## SOURCE MATERIAL:
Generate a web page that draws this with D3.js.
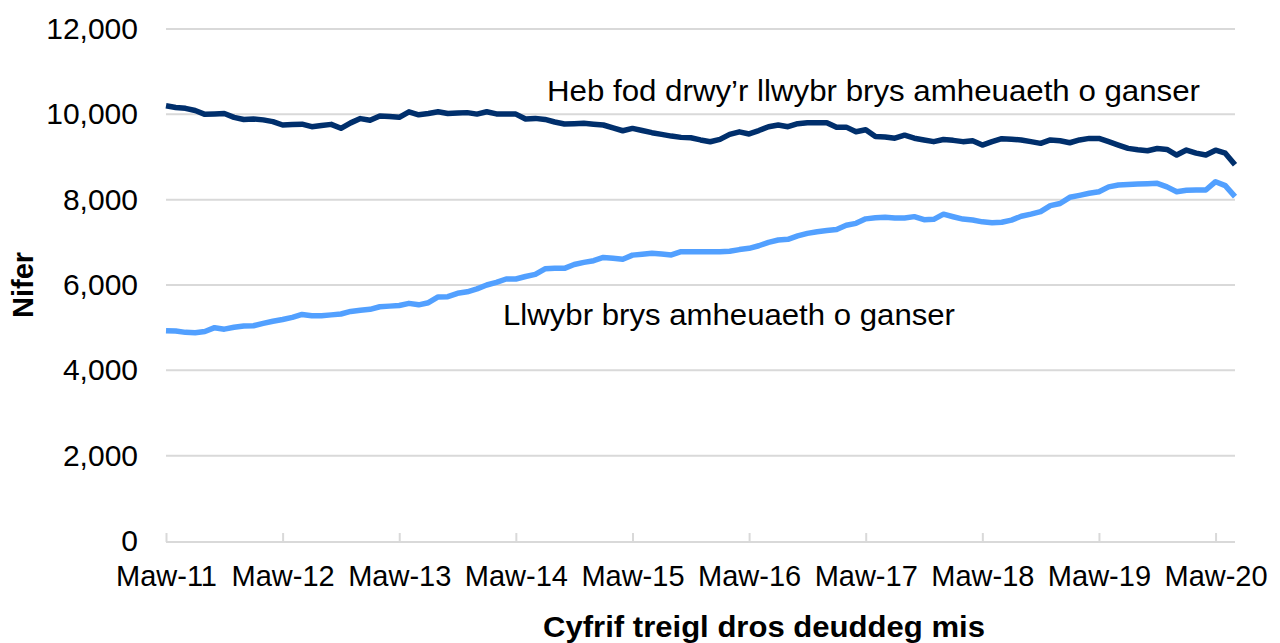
<!DOCTYPE html>
<html>
<head>
<meta charset="utf-8">
<script src="https://cdn.jsdelivr.net/npm/d3@7"></script>
<style>
  body { margin: 0; background: #fff; }
  svg text { font-family: "Liberation Sans", Arial, sans-serif; fill: #000; }
</style>
</head>
<body>
<svg id="chart" width="1280" height="643"></svg>
<script>
// ---- Data ----
const seriesNames = ["Heb fod drwy\u2019r llwybr brys amheuaeth o ganser", "Llwybr brys amheuaeth o ganser"];
const nonUrgent = [
  10200,10160,10140,10090,10000,10010,10020,9930,9880,9890,
  9870,9830,9750,9760,9770,9710,9740,9765,9672,9800,
  9900,9860,9960,9950,9930,10060,9990,10020,10060,10020,
  10030,10040,10005,10060,10010,10005,10005,9890,9905,9880,
  9820,9775,9780,9790,9770,9750,9680,9615,9670,9620,
  9570,9530,9490,9460,9450,9400,9357,9413,9530,9590,
  9540,9620,9710,9750,9710,9780,9805,9805,9805,9695,
  9700,9593,9640,9480,9470,9440,9510,9440,9400,9360,
  9410,9390,9360,9380,9280,9360,9430,9415,9400,9360,
  9320,9400,9380,9334,9400,9436,9436,9360,9280,9202,
  9170,9147,9200,9178,9046,9163,9090,9046,9160,9090,
  8820
];
const urgent = [
  4930,4920,4890,4882,4910,5000,4965,5010,5040,5046,
  5100,5150,5190,5240,5310,5280,5281,5300,5320,5380,
  5410,5430,5490,5505,5520,5570,5535,5585,5720,5726,
  5805,5840,5910,6000,6060,6140,6140,6200,6250,6380,
  6391,6391,6480,6530,6570,6645,6625,6602,6700,6720,
  6742,6725,6705,6781,6781,6781,6781,6781,6790,6830,
  6860,6920,7000,7054,7070,7150,7210,7250,7275,7300,
  7400,7445,7550,7575,7590,7570,7570,7602,7530,7539,
  7660,7600,7545,7523,7480,7461,7470,7520,7610,7660,
  7718,7860,7910,8055,8100,8149,8187,8300,8343,8355,
  8367,8375,8382,8300,8187,8220,8226,8226,8421,8330,
  8070
];
const yTicks = [0, 2000, 4000, 6000, 8000, 10000, 12000];
const xTickLabels = ["Maw-11","Maw-12","Maw-13","Maw-14","Maw-15","Maw-16","Maw-17","Maw-18","Maw-19","Maw-20"];
const yTitle = "Nifer";
const xTitle = "Cyfrif treigl dros deuddeg mis";

// ---- Layout ----
const svg = d3.select("#chart");
const plotLeft = 166, plotRight = 1235, plotTop = 29, plotBottom = 541;
const n = urgent.length;
const fontFam = "'Liberation Sans', Arial, sans-serif";

const x = d3.scaleLinear().domain([0, n - 1]).range([plotLeft, plotRight]);
const y = d3.scaleLinear().domain([0, 12000]).range([plotBottom, plotTop]);

// Gridlines
svg.append("g").selectAll("line")
  .data(yTicks.filter(d => d > 0))
  .join("line")
  .attr("x1", plotLeft).attr("x2", plotRight)
  .attr("y1", d => y(d)).attr("y2", d => y(d))
  .attr("stroke", "#d9d9d9").attr("stroke-width", 2);

// Y axis labels
const yAxis = d3.axisLeft(y).tickValues(yTicks).tickSize(0).tickPadding(0)
  .tickFormat(d3.format(","));
const gy = svg.append("g").attr("transform", "translate(138,0)").call(yAxis);
gy.select(".domain").remove();
gy.selectAll("text").attr("font-size", 30).attr("fill", "#000")
  .style("font-family", fontFam);

// X axis (ticks at each March, inward ticks)
const xTickIdx = xTickLabels.map((_, i) => i * 12);
const xAxis = d3.axisBottom(x).tickValues(xTickIdx).tickSize(0).tickPadding(0)
  .tickFormat((d, i) => xTickLabels[i]);
const gx = svg.append("g").attr("transform", `translate(0,${plotBottom + 1})`).call(xAxis);
gx.select(".domain").attr("stroke", "#d9d9d9").attr("stroke-width", 2)
  .attr("d", `M${plotLeft},0H${plotRight}`);
gx.selectAll("text").attr("font-size", 29).attr("fill", "#000").attr("dy", 0).attr("y", 44)
  .style("font-family", fontFam);
gx.selectAll(".tick").append("line")
  .attr("y1", -9).attr("y2", 0).attr("stroke", "#d9d9d9").attr("stroke-width", 2);

// Lines
const line = d3.line().x((d, i) => x(i)).y(d => y(d));
svg.append("path").datum(urgent)
  .attr("fill", "none").attr("stroke", "#52a0ff").attr("stroke-width", 5.5)
  .attr("stroke-linejoin", "round").attr("d", line);
svg.append("path").datum(nonUrgent)
  .attr("fill", "none").attr("stroke", "#002f6c").attr("stroke-width", 5.5)
  .attr("stroke-linejoin", "round").attr("d", line);

// Series annotations
svg.append("text").attr("x", 547).attr("y", 101).attr("font-size", 30)
  .attr("textLength", 653).attr("lengthAdjust", "spacingAndGlyphs").text(seriesNames[0]);
svg.append("text").attr("x", 503).attr("y", 325).attr("font-size", 30)
  .attr("textLength", 452).attr("lengthAdjust", "spacingAndGlyphs").text(seriesNames[1]);

// Axis titles
svg.append("text").attr("transform", "translate(33,285) rotate(-90)")
  .attr("text-anchor", "middle").attr("font-size", 29).attr("font-weight", "bold").text(yTitle);
svg.append("text").attr("x", 764).attr("y", 637)
  .attr("text-anchor", "middle").attr("font-size", 29).attr("font-weight", "bold")
  .attr("textLength", 442).attr("lengthAdjust", "spacingAndGlyphs").text(xTitle);
</script>
</body>
</html>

## WRITTEN PROBLEM:
Send back the data above word for word, with the pictures left out.

## EXERCISE OUTPUT:
Generate a web page that draws this with D3.js.
<!DOCTYPE html>
<html>
<head>
<meta charset="utf-8">
<script src="https://cdn.jsdelivr.net/npm/d3@7"></script>
<style>
  body { margin: 0; background: #fff; }
  svg text { font-family: "Liberation Sans", Arial, sans-serif; fill: #000; }
</style>
</head>
<body>
<svg id="chart" width="1280" height="643"></svg>
<script>
// ---- Data ----
const seriesNames = ["Heb fod drwy\u2019r llwybr brys amheuaeth o ganser", "Llwybr brys amheuaeth o ganser"];
const nonUrgent = [
  10200,10160,10140,10090,10000,10010,10020,9930,9880,9890,
  9870,9830,9750,9760,9770,9710,9740,9765,9672,9800,
  9900,9860,9960,9950,9930,10060,9990,10020,10060,10020,
  10030,10040,10005,10060,10010,10005,10005,9890,9905,9880,
  9820,9775,9780,9790,9770,9750,9680,9615,9670,9620,
  9570,9530,9490,9460,9450,9400,9357,9413,9530,9590,
  9540,9620,9710,9750,9710,9780,9805,9805,9805,9695,
  9700,9593,9640,9480,9470,9440,9510,9440,9400,9360,
  9410,9390,9360,9380,9280,9360,9430,9415,9400,9360,
  9320,9400,9380,9334,9400,9436,9436,9360,9280,9202,
  9170,9147,9200,9178,9046,9163,9090,9046,9160,9090,
  8820
];
const urgent = [
  4930,4920,4890,4882,4910,5000,4965,5010,5040,5046,
  5100,5150,5190,5240,5310,5280,5281,5300,5320,5380,
  5410,5430,5490,5505,5520,5570,5535,5585,5720,5726,
  5805,5840,5910,6000,6060,6140,6140,6200,6250,6380,
  6391,6391,6480,6530,6570,6645,6625,6602,6700,6720,
  6742,6725,6705,6781,6781,6781,6781,6781,6790,6830,
  6860,6920,7000,7054,7070,7150,7210,7250,7275,7300,
  7400,7445,7550,7575,7590,7570,7570,7602,7530,7539,
  7660,7600,7545,7523,7480,7461,7470,7520,7610,7660,
  7718,7860,7910,8055,8100,8149,8187,8300,8343,8355,
  8367,8375,8382,8300,8187,8220,8226,8226,8421,8330,
  8070
];
const yTicks = [0, 2000, 4000, 6000, 8000, 10000, 12000];
const xTickLabels = ["Maw-11","Maw-12","Maw-13","Maw-14","Maw-15","Maw-16","Maw-17","Maw-18","Maw-19","Maw-20"];
const yTitle = "Nifer";
const xTitle = "Cyfrif treigl dros deuddeg mis";

// ---- Layout ----
const svg = d3.select("#chart");
const plotLeft = 166, plotRight = 1235, plotTop = 29, plotBottom = 541;
const n = urgent.length;
const fontFam = "'Liberation Sans', Arial, sans-serif";

const x = d3.scaleLinear().domain([0, n - 1]).range([plotLeft, plotRight]);
const y = d3.scaleLinear().domain([0, 12000]).range([plotBottom, plotTop]);

// Gridlines
svg.append("g").selectAll("line")
  .data(yTicks.filter(d => d > 0))
  .join("line")
  .attr("x1", plotLeft).attr("x2", plotRight)
  .attr("y1", d => y(d)).attr("y2", d => y(d))
  .attr("stroke", "#d9d9d9").attr("stroke-width", 2);

// Y axis labels
const yAxis = d3.axisLeft(y).tickValues(yTicks).tickSize(0).tickPadding(0)
  .tickFormat(d3.format(","));
const gy = svg.append("g").attr("transform", "translate(138,0)").call(yAxis);
gy.select(".domain").remove();
gy.selectAll("text").attr("font-size", 30).attr("fill", "#000")
  .style("font-family", fontFam);

// X axis (ticks at each March, inward ticks)
const xTickIdx = xTickLabels.map((_, i) => i * 12);
const xAxis = d3.axisBottom(x).tickValues(xTickIdx).tickSize(0).tickPadding(0)
  .tickFormat((d, i) => xTickLabels[i]);
const gx = svg.append("g").attr("transform", `translate(0,${plotBottom + 1})`).call(xAxis);
gx.select(".domain").attr("stroke", "#d9d9d9").attr("stroke-width", 2)
  .attr("d", `M${plotLeft},0H${plotRight}`);
gx.selectAll("text").attr("font-size", 29).attr("fill", "#000").attr("dy", 0).attr("y", 44)
  .style("font-family", fontFam);
gx.selectAll(".tick").append("line")
  .attr("y1", -9).attr("y2", 0).attr("stroke", "#d9d9d9").attr("stroke-width", 2);

// Lines
const line = d3.line().x((d, i) => x(i)).y(d => y(d));
svg.append("path").datum(urgent)
  .attr("fill", "none").attr("stroke", "#52a0ff").attr("stroke-width", 5.5)
  .attr("stroke-linejoin", "round").attr("d", line);
svg.append("path").datum(nonUrgent)
  .attr("fill", "none").attr("stroke", "#002f6c").attr("stroke-width", 5.5)
  .attr("stroke-linejoin", "round").attr("d", line);

// Series annotations
svg.append("text").attr("x", 547).attr("y", 101).attr("font-size", 30)
  .attr("textLength", 653).attr("lengthAdjust", "spacingAndGlyphs").text(seriesNames[0]);
svg.append("text").attr("x", 503).attr("y", 325).attr("font-size", 30)
  .attr("textLength", 452).attr("lengthAdjust", "spacingAndGlyphs").text(seriesNames[1]);

// Axis titles
svg.append("text").attr("transform", "translate(33,285) rotate(-90)")
  .attr("text-anchor", "middle").attr("font-size", 29).attr("font-weight", "bold").text(yTitle);
svg.append("text").attr("x", 764).attr("y", 637)
  .attr("text-anchor", "middle").attr("font-size", 29).attr("font-weight", "bold")
  .attr("textLength", 442).attr("lengthAdjust", "spacingAndGlyphs").text(xTitle);
</script>
</body>
</html>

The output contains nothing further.